(INSTRUCTIONS FOR THE TASK):
Show every line in the entries below where the word "this" appears.

(GIVEN ENTRIES):
-------
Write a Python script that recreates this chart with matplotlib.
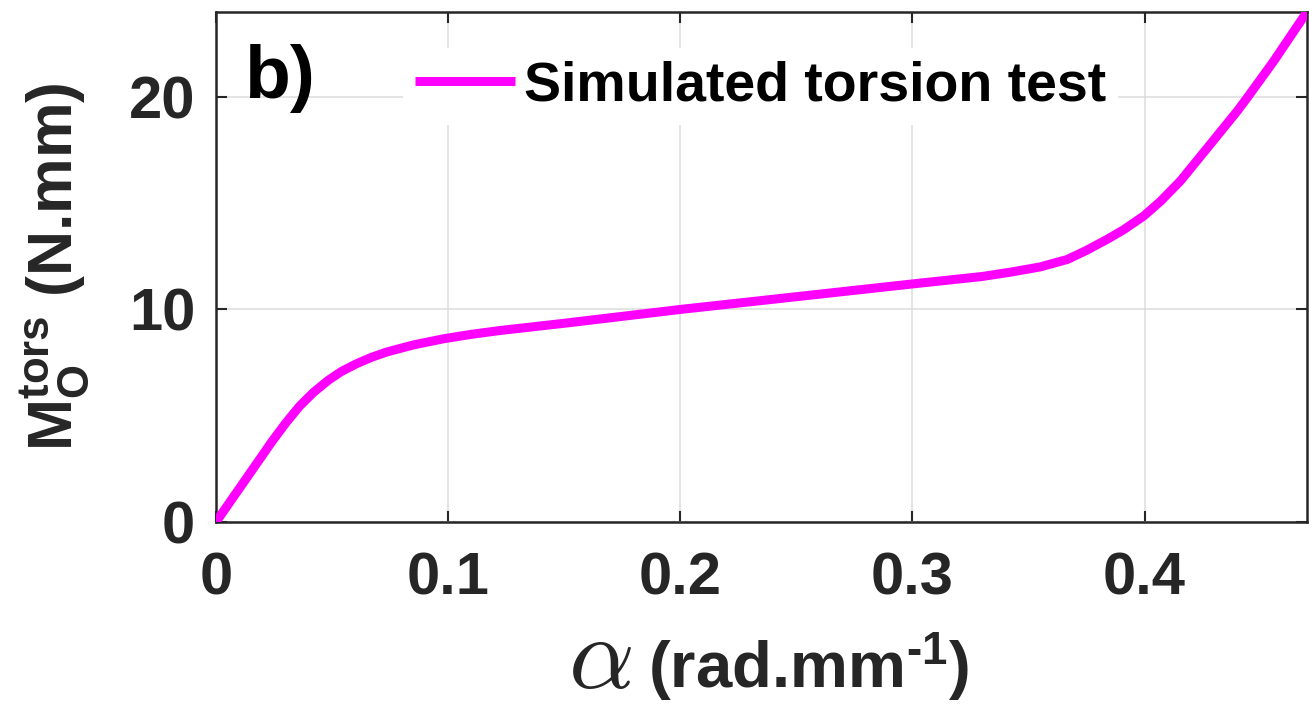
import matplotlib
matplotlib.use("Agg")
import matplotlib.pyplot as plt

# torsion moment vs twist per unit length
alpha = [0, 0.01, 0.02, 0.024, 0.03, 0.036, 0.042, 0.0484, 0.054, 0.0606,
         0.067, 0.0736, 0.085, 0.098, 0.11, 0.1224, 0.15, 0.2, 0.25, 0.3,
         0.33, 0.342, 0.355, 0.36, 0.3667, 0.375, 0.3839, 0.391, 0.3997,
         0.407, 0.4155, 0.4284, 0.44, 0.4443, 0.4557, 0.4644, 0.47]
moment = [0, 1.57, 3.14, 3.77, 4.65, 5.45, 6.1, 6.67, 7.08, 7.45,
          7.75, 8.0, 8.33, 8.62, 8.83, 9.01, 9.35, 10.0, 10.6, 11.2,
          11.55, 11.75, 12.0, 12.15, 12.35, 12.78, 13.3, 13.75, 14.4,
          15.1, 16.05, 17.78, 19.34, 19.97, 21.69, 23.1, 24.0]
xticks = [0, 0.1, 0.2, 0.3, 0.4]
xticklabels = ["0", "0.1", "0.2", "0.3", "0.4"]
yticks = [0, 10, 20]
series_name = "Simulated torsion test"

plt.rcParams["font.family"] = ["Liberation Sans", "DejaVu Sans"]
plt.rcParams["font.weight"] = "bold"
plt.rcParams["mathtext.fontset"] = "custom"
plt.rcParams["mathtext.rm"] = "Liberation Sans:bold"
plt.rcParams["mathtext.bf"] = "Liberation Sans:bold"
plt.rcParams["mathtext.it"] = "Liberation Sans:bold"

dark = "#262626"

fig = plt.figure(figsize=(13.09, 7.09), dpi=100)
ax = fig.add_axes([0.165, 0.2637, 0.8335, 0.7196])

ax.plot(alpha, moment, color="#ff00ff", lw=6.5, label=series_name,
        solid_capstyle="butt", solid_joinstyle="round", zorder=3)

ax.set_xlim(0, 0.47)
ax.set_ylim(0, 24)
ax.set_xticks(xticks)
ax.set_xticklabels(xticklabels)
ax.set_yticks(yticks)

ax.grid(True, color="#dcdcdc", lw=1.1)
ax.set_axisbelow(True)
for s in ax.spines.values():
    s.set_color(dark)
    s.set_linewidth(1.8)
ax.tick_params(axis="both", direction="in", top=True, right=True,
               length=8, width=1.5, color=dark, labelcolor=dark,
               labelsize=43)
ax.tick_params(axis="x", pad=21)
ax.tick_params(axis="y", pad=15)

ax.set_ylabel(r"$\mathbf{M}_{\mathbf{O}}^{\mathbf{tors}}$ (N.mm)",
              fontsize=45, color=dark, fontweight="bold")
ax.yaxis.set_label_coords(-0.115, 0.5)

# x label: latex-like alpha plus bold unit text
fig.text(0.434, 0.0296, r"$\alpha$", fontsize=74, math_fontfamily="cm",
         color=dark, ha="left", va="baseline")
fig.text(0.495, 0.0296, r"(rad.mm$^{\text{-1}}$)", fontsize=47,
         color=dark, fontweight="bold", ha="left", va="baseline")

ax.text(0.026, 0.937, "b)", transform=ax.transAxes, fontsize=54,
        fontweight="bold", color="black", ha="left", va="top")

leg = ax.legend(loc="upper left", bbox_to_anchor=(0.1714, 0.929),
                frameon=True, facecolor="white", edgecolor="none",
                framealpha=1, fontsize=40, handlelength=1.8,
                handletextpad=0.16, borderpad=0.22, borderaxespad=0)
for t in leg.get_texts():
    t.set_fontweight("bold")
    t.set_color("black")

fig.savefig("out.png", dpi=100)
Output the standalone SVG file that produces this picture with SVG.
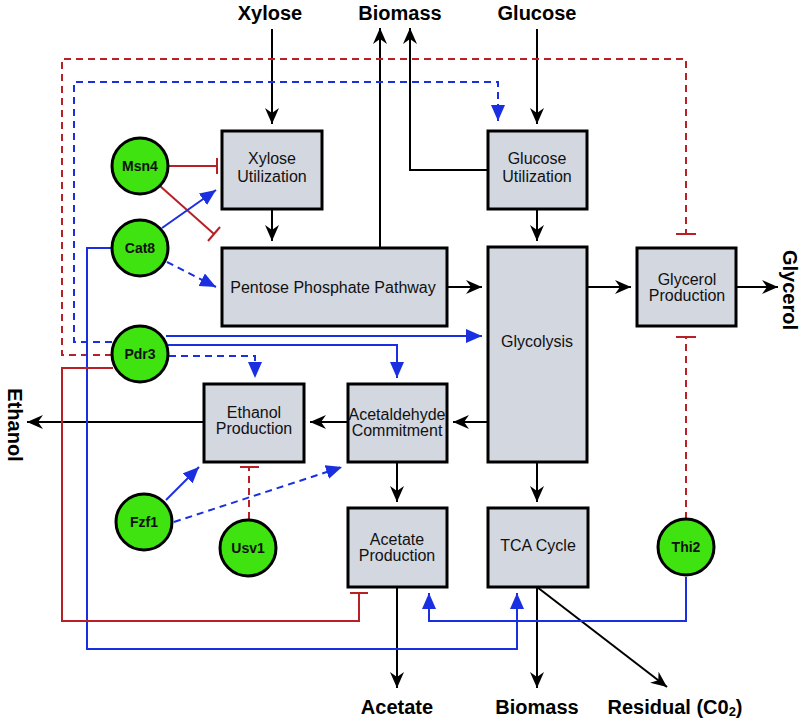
-------
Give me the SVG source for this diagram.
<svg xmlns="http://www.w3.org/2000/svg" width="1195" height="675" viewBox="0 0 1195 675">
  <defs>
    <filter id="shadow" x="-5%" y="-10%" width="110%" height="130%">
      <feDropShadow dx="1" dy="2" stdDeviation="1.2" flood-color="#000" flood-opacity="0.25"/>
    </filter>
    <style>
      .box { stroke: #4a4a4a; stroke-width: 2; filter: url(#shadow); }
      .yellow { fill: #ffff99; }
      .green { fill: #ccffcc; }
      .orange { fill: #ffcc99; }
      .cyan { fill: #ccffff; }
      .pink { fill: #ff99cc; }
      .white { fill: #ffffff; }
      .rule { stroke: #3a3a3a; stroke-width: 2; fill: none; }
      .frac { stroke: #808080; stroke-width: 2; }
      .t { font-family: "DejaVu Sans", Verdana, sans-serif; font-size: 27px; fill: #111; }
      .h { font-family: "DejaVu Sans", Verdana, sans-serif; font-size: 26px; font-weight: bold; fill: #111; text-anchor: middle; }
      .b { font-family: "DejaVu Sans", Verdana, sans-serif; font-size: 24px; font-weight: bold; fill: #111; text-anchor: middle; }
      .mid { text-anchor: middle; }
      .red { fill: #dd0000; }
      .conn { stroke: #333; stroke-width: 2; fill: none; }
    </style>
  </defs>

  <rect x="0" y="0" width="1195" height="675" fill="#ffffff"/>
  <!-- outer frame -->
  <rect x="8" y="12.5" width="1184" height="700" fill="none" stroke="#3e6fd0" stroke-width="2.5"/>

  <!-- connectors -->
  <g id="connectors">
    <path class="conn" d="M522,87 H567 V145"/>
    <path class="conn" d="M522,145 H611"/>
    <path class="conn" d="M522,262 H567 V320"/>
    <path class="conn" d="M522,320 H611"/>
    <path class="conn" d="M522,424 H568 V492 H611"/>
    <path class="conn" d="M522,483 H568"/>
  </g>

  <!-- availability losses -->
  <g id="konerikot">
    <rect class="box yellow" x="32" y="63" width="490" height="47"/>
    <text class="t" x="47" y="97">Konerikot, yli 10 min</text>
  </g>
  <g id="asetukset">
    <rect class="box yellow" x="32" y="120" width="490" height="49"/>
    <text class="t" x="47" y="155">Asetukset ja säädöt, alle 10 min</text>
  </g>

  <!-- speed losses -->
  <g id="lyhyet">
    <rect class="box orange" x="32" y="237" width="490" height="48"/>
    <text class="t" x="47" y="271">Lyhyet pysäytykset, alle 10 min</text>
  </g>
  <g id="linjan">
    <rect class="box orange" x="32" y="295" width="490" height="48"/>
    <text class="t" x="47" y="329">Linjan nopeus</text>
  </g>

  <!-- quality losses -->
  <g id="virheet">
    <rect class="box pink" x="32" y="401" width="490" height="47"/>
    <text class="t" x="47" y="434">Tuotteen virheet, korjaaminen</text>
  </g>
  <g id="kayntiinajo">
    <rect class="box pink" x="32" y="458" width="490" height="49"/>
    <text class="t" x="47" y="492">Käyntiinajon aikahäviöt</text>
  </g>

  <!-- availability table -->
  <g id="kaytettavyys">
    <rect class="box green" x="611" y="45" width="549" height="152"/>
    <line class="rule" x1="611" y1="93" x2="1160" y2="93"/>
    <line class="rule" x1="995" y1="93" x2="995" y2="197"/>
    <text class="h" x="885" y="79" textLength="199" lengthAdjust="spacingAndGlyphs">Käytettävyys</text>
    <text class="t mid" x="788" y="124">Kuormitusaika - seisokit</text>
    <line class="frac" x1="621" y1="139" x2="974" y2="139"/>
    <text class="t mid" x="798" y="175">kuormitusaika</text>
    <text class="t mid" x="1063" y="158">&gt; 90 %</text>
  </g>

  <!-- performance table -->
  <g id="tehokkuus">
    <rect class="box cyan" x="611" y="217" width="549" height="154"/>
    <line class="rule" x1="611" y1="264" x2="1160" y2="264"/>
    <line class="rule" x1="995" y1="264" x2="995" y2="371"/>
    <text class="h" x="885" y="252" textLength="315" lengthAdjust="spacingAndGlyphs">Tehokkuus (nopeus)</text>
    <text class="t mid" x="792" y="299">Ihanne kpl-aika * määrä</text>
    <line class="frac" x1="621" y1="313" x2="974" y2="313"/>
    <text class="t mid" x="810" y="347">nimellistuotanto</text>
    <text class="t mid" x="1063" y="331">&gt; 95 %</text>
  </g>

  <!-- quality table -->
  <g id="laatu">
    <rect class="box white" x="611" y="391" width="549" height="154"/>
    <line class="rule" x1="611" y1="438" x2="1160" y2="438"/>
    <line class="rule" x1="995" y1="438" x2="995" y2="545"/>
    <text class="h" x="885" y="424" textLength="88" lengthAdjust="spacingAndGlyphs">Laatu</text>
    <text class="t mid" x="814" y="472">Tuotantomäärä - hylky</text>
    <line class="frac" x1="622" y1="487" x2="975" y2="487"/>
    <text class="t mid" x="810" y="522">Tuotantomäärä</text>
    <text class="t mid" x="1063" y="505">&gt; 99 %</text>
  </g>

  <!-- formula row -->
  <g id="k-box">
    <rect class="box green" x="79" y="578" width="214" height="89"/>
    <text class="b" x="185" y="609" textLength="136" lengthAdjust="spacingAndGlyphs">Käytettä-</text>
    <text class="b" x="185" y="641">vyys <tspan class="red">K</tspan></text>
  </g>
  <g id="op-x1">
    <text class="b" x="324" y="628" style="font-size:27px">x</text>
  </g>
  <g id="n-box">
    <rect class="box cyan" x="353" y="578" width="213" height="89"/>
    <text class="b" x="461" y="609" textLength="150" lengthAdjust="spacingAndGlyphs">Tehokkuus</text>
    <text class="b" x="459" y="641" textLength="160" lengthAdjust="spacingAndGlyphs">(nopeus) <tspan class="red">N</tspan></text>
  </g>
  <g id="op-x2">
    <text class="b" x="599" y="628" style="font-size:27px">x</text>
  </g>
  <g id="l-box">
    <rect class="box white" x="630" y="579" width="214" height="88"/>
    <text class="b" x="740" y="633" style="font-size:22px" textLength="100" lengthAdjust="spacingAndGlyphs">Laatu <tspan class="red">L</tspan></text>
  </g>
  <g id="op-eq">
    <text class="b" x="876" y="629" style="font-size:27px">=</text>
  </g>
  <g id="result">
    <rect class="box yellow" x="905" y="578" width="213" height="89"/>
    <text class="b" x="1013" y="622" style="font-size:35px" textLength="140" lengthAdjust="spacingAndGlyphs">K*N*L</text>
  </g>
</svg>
-------
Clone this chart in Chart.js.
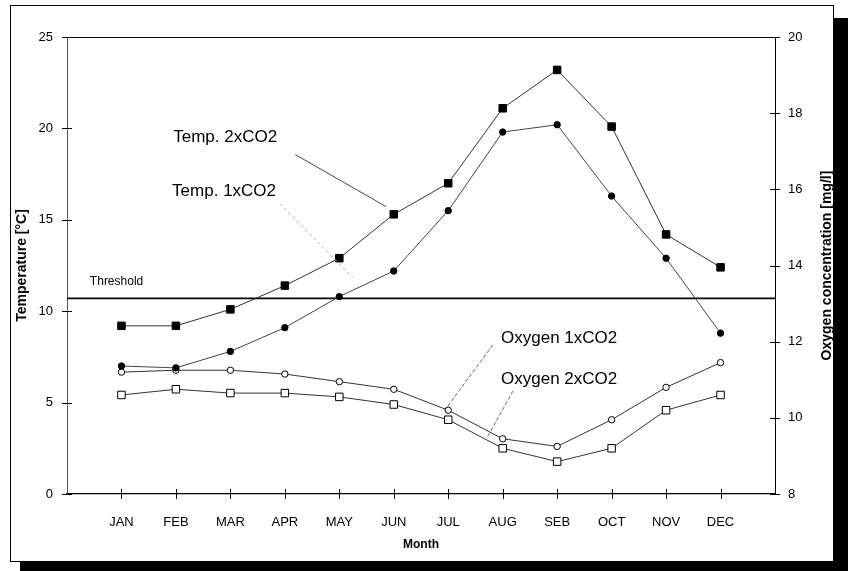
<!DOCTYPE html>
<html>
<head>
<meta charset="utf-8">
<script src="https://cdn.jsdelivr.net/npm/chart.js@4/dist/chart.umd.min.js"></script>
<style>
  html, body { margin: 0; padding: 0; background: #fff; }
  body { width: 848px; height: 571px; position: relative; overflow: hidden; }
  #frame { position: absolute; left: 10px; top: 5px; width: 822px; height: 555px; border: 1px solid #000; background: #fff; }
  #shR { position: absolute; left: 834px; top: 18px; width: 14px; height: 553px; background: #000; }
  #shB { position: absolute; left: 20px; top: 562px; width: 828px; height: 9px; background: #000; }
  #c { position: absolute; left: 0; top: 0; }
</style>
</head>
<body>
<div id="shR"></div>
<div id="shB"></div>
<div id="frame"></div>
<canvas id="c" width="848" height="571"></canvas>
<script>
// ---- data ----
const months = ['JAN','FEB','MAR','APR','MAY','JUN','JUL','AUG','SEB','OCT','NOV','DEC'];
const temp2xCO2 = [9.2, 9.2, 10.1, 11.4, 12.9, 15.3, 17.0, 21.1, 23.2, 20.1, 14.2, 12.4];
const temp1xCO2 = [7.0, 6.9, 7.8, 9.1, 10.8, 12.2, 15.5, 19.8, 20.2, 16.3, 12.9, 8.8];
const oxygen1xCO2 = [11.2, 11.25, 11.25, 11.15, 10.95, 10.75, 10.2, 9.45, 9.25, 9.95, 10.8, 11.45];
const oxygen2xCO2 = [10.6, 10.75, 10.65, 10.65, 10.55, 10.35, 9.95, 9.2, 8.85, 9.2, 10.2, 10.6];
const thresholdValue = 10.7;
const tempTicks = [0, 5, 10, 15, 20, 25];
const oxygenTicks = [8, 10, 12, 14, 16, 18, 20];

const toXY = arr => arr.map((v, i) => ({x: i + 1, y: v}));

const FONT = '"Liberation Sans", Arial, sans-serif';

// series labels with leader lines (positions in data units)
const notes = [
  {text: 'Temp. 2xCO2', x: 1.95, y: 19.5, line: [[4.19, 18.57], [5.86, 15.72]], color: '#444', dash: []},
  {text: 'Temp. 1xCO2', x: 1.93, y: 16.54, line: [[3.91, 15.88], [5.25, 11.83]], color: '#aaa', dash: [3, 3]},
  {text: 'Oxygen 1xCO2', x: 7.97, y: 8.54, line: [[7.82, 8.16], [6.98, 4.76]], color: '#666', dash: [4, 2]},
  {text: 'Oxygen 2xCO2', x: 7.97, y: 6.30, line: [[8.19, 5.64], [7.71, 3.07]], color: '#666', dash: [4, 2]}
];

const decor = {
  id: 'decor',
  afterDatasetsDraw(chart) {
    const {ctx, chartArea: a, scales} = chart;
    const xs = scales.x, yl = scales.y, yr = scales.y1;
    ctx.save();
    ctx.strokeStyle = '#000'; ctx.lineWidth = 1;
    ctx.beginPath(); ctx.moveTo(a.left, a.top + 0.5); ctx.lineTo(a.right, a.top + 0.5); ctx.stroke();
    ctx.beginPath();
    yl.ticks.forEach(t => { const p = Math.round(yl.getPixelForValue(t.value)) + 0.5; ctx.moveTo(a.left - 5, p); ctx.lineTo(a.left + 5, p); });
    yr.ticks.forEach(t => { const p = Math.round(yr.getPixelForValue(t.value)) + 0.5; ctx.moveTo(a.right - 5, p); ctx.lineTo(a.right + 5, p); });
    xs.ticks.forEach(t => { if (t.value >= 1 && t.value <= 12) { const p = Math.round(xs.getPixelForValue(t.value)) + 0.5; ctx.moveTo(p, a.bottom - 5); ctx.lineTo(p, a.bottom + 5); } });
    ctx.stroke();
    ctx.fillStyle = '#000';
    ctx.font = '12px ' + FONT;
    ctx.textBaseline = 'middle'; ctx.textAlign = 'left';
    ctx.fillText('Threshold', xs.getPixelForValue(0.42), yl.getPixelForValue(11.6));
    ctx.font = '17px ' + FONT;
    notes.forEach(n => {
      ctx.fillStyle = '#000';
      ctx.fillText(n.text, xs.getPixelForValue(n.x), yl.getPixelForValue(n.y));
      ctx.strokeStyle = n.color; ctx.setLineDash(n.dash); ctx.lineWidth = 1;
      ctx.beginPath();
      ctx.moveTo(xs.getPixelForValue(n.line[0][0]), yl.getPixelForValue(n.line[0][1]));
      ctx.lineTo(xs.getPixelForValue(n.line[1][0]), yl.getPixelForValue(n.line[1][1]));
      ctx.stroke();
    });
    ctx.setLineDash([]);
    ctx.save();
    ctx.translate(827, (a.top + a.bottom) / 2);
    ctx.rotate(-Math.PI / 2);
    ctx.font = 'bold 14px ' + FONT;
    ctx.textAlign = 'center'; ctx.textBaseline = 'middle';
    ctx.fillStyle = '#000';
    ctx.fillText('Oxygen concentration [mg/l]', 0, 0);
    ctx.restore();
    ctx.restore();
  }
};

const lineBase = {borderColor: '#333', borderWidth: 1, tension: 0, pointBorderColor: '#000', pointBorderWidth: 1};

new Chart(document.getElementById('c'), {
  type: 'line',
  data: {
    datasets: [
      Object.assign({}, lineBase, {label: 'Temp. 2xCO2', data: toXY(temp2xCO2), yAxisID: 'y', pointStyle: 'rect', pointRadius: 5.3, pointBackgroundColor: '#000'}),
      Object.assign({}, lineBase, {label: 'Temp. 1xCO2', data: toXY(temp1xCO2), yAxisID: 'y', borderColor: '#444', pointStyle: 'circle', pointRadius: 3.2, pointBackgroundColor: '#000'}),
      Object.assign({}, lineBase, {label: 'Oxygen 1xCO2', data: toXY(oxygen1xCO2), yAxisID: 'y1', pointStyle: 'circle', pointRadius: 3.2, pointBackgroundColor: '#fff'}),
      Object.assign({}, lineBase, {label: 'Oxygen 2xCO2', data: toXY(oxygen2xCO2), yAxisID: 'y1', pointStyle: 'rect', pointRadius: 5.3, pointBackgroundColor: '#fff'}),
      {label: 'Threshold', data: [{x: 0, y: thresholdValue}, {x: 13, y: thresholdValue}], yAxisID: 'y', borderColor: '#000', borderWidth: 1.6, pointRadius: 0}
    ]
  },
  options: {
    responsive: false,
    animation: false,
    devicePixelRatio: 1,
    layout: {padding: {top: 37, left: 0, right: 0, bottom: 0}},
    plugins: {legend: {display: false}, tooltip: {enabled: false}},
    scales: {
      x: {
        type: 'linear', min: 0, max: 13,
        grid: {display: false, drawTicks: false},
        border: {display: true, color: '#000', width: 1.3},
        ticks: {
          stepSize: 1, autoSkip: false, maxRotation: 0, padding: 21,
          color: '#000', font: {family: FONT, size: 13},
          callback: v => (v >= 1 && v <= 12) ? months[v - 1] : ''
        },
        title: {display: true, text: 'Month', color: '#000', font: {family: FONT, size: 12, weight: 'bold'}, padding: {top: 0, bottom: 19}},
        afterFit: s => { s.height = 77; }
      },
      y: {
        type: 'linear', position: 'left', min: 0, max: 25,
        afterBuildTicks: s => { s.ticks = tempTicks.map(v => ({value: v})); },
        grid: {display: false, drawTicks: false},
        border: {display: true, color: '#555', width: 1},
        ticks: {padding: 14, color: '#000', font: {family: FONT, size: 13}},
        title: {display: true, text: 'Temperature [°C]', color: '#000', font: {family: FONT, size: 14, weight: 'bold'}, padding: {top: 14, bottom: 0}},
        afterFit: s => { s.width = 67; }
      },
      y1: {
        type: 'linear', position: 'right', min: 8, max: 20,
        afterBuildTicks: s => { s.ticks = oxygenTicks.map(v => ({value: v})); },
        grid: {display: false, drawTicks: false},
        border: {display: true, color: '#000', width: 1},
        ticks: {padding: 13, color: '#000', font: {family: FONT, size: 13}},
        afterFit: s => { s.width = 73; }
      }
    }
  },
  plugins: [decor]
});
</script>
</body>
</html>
-------
(EXERCISE SOLUTION):
Write a Python script that recreates this chart with matplotlib.
Output the standalone SVG file that produces this picture with SVG.
Give me the SVG source for this diagram.
Clone this chart in Chart.js.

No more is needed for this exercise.